Re: Hexadecimal digits

From: Robert Abel (freakrob@googlemail.com)
Date: Tue Jun 08 2010 - 15:20:47 CDT

  • Next message: Luke-Jr: "Re: Hexadecimal digits"

    On 2010/06/08 21:43, John Dlugosz wrote:
    > So, our unique digits are grandfathered in. It was in ASCII and in EBCDIC, so it's in Unicode. Sometime later, assemblers and compilers came along. The writers of these tools had little trouble using context or strict rules to distinguish A-F between their role as digits or numbers. We could do without separate U+0030 and U+0031 today just as well: O is a reserved word in C, identifiers that look like numbers (beginning with O or l and containing only characters that are used to form numeric literals) would be deemed to be parsed as numbers, or use a special mark, or whatever.
    >
    > So it's only history that some glyphs used as digits are separate and others (for Computer Science work anyway) are not. In practice, we don't need unique assignments, in general. There are characters that are used in numeric literals and they are a subset of those used for words in general
     From a parsing point of view this might not matter, however, for
    distinguishing characters by glyph this matters a lot:

    0O
    1l

    Were these the same code points it would be pretty hard to read, because
    we know from handwriting that these characters do look different.
    Usually fixed-width fonts that programmers tend to use will make these
    glyphs distinguishable, because they have to be.

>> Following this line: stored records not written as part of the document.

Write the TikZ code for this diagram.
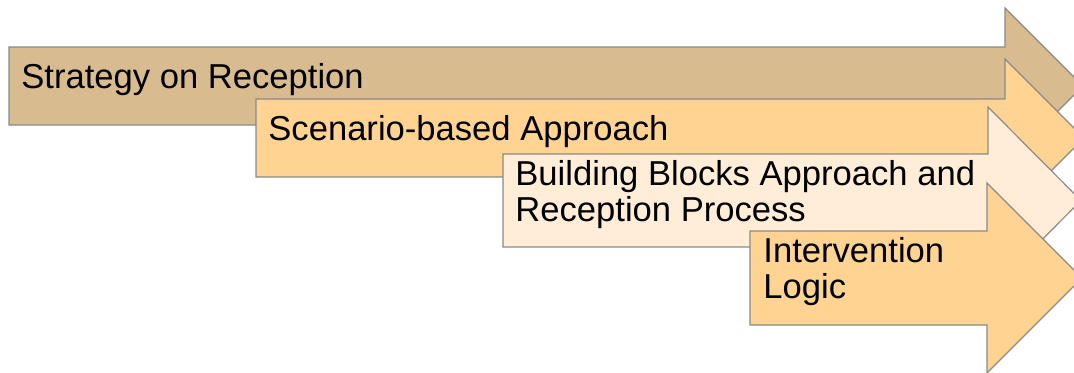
\documentclass[tikz,border=0pt]{standalone}
\usepackage{fontspec}
\setmainfont{Liberation Sans}
\definecolor{tanFill}{HTML}{D8BB8F}
\definecolor{orFill}{HTML}{FFD493}
\definecolor{paleFill}{HTML}{FFEDD7}
\definecolor{edge}{HTML}{8A8A8A}

\begin{document}
\begin{tikzpicture}[x=0.5pt,y=0.5pt,
	band/.style={draw=edge, line width=0.6pt, line join=miter},
	bandtext/.style={anchor=base west, inner sep=0pt, align=left,
		font=\fontsize{17.3}{18}\selectfont}]
	\useasboundingbox (0,0) rectangle (1074,-372);
	% left, top, bottom, head base, head top, head bottom, tip, fill
	\foreach \l/\t/\b/\h/\ht/\hb/\tip/\c in {
			9/47/125/1005/8/164/1083/tanFill,
			256/99/177/1005/59/217/1084/orFill,
			503/154/247/988/107/294/1081/paleFill,
			750/231/325/987/183/373/1082/orFill}
		\draw[band, fill=\c]
			(\l,-\t) -- (\h,-\t) -- (\h,-\ht) -- (\tip,{-(\t+\b)/2}) -- (\h,-\hb)
			-- (\h,-\b) -- (\l,-\b) -- cycle;
	\node[bandtext] (strategy) at (21,-88) {Strategy on Reception};
	\node[bandtext] (scenario) at (268,-140) {Scenario-based Approach};
	\node[bandtext] (blocks) at (515,-221) {Building Blocks Approach and\\Reception Process};
	\node[bandtext] (logic) at (763,-298) {Intervention\\Logic};
\end{tikzpicture}
\end{document}
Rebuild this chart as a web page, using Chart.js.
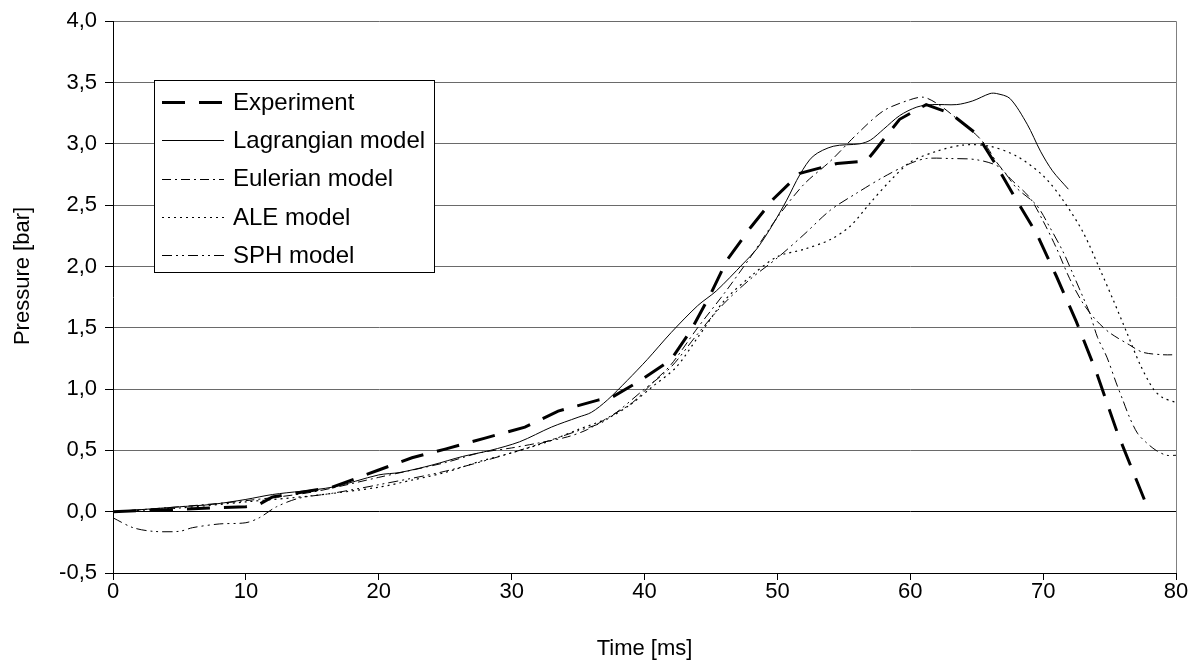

    Even worse, some cursive/"handwriting" fonts style digits and the
    respective confusable letters differently. You couldn't do this if they
    were encoded as the same character without having to have contextual
    glyphs ready and some text engine that supports it (and even then you
    couldn't type a zero in a word, because it would be a capital O).
    Usually the styles for characters will differ from digits because digits
    are not written as a whole string without breaks, whereas characters
    usually are. Sure, you could still have the same glyph and make it look
    good, but it wouldn't look natural, nor would it be practical.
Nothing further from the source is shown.